An excellent controllability of the position of the zone is ensured when the or each zone is located between two folding lines extending at least substantially in the direction of length. It is noted here that at the area of the zone the circumferential length of the wall remains substantially the same, whereas nevertheless an appreciable variation in volume occurs, as a result of which the pressure difference between the ambience and the interior of the container decreases as stated above.

The folding lines may correspond to grooves, which may be formed in the inner surface.

As an alternative the folding lines may correspond to narrow zones pressed outwards whilst being deformed plastically or they may be located between relatively parallel narrow zones pressed inwards by plastic deformation.

The drawings show in

FIG. 1 a container embodying the invention not yet filled,

FIG. 2 the filled, closed and cooled container of FIG. 1,

FIG. 3 a sectional view taken on the line III--III in FIG. 2,

FIG. 4 a perspective view of a further embodiment of the invention,

FIG. 5 a sectional view taken on the line V--V in FIG. 4,

FIG. 6 a schematic cross-sectional view of a further embodiment of the invention during its production phase and

FIG. 7 a detail of a variant of FIG. 6.

FIG. 1 is a perspective view of a container 1 not yet filled, comprising a circumferential wall 2 and a bottom 3. On the inner face of the circumferential wall 2 grooves 4 are provided pairwise in the direction of length. The broad zones between the pairs of grooves are relatively readily deformable under the action of a pressure difference between the surroundings and the interior of the container. The narrow zones between the pairs of grooves 4 are deformable only with difficulty.

FIG. 2 shows the container 1 in the filled, hermetically closed, cooled state. A lid 5 with a rip-tag 6 ensures the hermetic closure. From FIG. 2 it will be apparent that in this ready state the container has four inwardly depressed zones 7 bounded by folding lines 8 which correspond to the grooves 4.

FIG. 3 shows a cross-section from which the circumferential shape approximately midway the container is clearly apparent.

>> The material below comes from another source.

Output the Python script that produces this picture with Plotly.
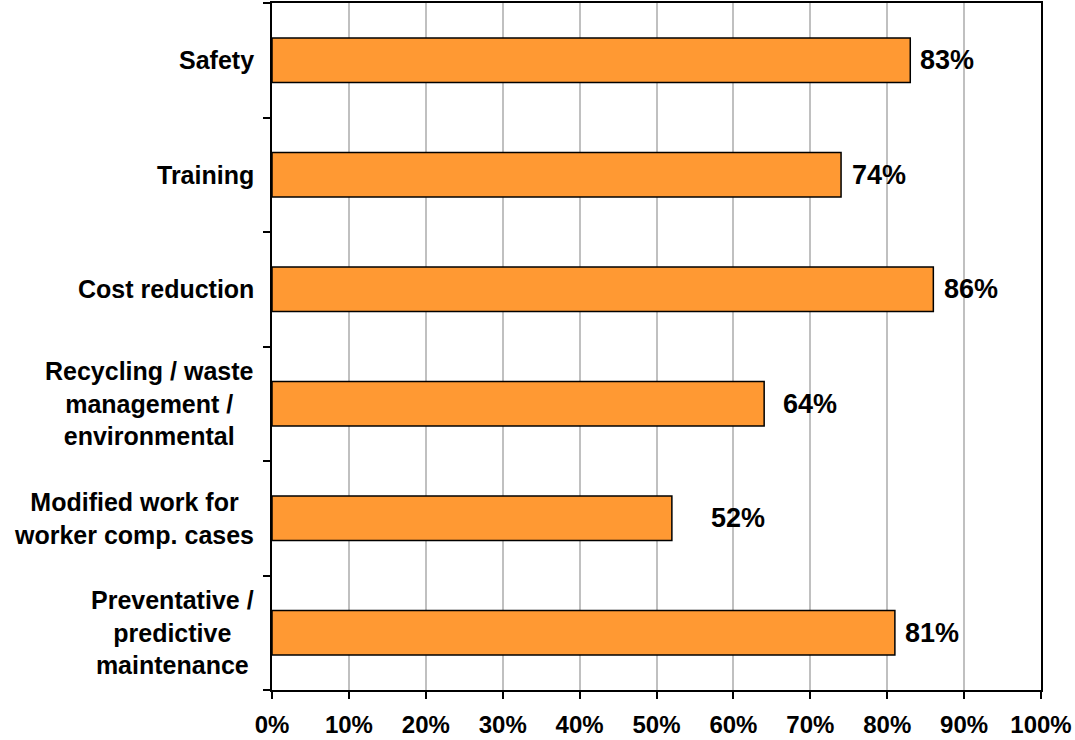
import plotly.graph_objects as go

categories = [
    "Safety",
    "Training",
    "Cost reduction",
    "Recycling / waste<br>management /<br>environmental",
    "Modified work for<br>worker comp. cases",
    "Preventative /<br>predictive<br>maintenance",
]
values = [83, 74, 86, 64, 52, 81]
value_labels = ["83%", "74%", "86%", "64%", "52%", "81%"]
x_ticks = [0, 10, 20, 30, 40, 50, 60, 70, 80, 90, 100]
x_tick_labels = ["0%", "10%", "20%", "30%", "40%", "50%", "60%", "70%", "80%", "90%", "100%"]

# label gaps (px) from the bar end, as placed in the original
label_gaps = [8, 9, 9, 17, 37, 8]

FONT = "Liberation Sans, Arial, sans-serif"

fig = go.Figure()
fig.add_trace(go.Bar(
    x=values,
    y=list(range(len(categories))),
    orientation="h",
    width=0.39,
    marker=dict(color="#FF9933", line=dict(color="#000000", width=1.5)),
    hoverinfo="skip",
))

annotations = []
for i, (cat, v, lab, gap) in enumerate(zip(categories, values, value_labels, label_gaps)):
    annotations.append(dict(
        x=v, y=i, xref="x", yref="y", text="<b>%s</b>" % lab, showarrow=False,
        xanchor="left", yanchor="middle", xshift=gap,
        font=dict(family=FONT, size=27, color="#000000"),
    ))
    annotations.append(dict(
        x=0, y=i, xref="paper", yref="y", text="<b>%s</b>" % cat, showarrow=False,
        xanchor="right", yanchor="middle", align="center", xshift=-16,
        font=dict(family=FONT, size=25, color="#000000"),
    ))

fig.update_layout(
    width=1075, height=740,
    margin=dict(l=272, r=34, t=3, b=50, autoexpand=False),
    paper_bgcolor="#FFFFFF",
    plot_bgcolor="#FFFFFF",
    showlegend=False,
    annotations=annotations,
    xaxis=dict(
        range=[0, 100],
        tickmode="array",
        tickvals=x_ticks,
        ticktext=["<b>%s</b>" % t for t in x_tick_labels],
        tickfont=dict(family=FONT, size=24, color="#000000"),
        showgrid=True, gridcolor="#C0C0C0", gridwidth=1.5,
        zeroline=False,
        showline=True, linecolor="#000000", linewidth=2, mirror=True,
        ticks="outside", ticklen=7, tickwidth=2, tickcolor="#000000",
        ticklabelstandoff=5,
        automargin=False,
        fixedrange=True,
    ),
    yaxis=dict(
        range=[len(categories) - 0.5, -0.5],
        tickmode="array",
        tickvals=[i + 0.5 for i in range(-1, len(categories))],
        ticktext=[""] * (len(categories) + 1),
        showgrid=False, zeroline=False,
        showline=True, linecolor="#000000", linewidth=2, mirror=True,
        ticks="outside", ticklen=7, tickwidth=2, tickcolor="#000000",
        automargin=False,
        fixedrange=True,
    ),
)

fig.write_html(
    "out.html",
    config={"displayModeBar": False},
    post_script="document.body.style.margin='0';document.body.style.overflow='hidden';",
)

It should be noted that the grooves 4 remain at a given distance from the bottom and the lid so that at the top and bottom ends the folding lines 8 are converging and the zones 7 are bounded by contours at a given distance from the bottom 3 and the lid 5.

FIG. 4 shows a container 9 in a design in which ten folding lines 10 in the circumferential wall 11 extend from the bottom 3 to the lid 5. The folding lines 10 and the circumferential edges of the lid 5 and the bottom 3 define ten depressed zones 12.

FIG. 5 shows a cross-sectional view taken on the line V--V in FIG. 4 corresponding to FIG. 3. Clearly apparent is the shape of a regular decagon with slightly rounded-off corners.

It will be obvious that the relative volume variation of the container 9 of FIG. 5 is smaller than that of the container 1 of FIGS. 1, 2 and 3. In general it can be stated that the relative volume variation is the smaller the higher is the number of folding lines.

FIG. 6 shows a container 13 in a stage of the production. It is positioned inside a plurality of annularly grouped anvils 14, which cooperate pairwise with depressing members 16 which can be driven radially to the outside. In the manner shown in FIG. 6 narrow, elongate, outwardly pressed zones 17 plastically deformed in said state are formed, which serve as folding lines. From the description of the foregoing Figures it will be obvious that the container 13 of FIG. 6 obtains a substantially square cross-section.

FIG. 7 shows a container 18, on the inner side of which are disposed a plurality of anvils 19, which cooperate with depressing members 21 which can be driven radially to the inner side in the direction of the arrows 20. In this way inwardly depressed zones 22 are formed, between which extends an undeformed zone 23 serving as a folding line.

Various other forms and designs of the folding lines are possible within the scope of the invention. For example, the folding lines may be inclined with respect to the direction of length so that a helix or part thereof is obtained.

Claims

1. A metallic container adapted to contain foodstuff under subatmospheric pressure, comprising a generally cylindrical side wall of thin metal, a bottom closing one end of said side wall and a top closing the other end of said side wall, said side wall having a plurality of circumferentially spaced and parallel grooves extending generally longitudinally thereof originating adjacent one end of the side wall and terminating adjacent the other end of the side wall, both ends of each groove terminating in the cylindrical side wall and being connected only through the intervening cylindrical side wall so that panels of the side wall between grooves may deform inwardly due to subatmospheric pressure within the container while the circumferential length of the side wall remains substantially the same.

2. A metallic container as defined in claim 1 wherein certain successive pairs of said grooves are spaced more closely than other successive pairs of said grooves so that said panels are formed only between said other successive pairs of grooves.

3. A metallic container as defined in claim 2 wherein said grooves terminate in substantially spaced relation to said bottom and to said top so that said intervening side wall portions likewise are substantially spaced from said bottom and said top.

4. A metallic container as defined in claim 1 wherein each groove is defined by an outwardly, plastically deformed narrow zone of the side wall.

5. A metallic container as defined in claim 1 wherein each groove is defined by a narrow, undeformed zone of the side wall defined between a pair of inwardly, plastically deformed zones of the side wall.

6. A metallic container as defined in claim 2 wherein each groove is defined by an outwardly, plastically deformed narrow zone of the side wall.

7. A metallic container as defined in claim 2 wherein each groove is defined by a narrow, undeformed zone of the side wall defined between a pair of inwardly, plastically deformed zones of the side wall.

8. A metallic container as defined in claim 3 wherein each groove is defined by an outwardly, plastically deformed narrow zone of the side wall.

9. A metallic container as defined in claim 3 wherein each groove is defined by a narrow, undeformed zone of the side wall defined between a pair of inwardly, plastically deformed zones of the side wall.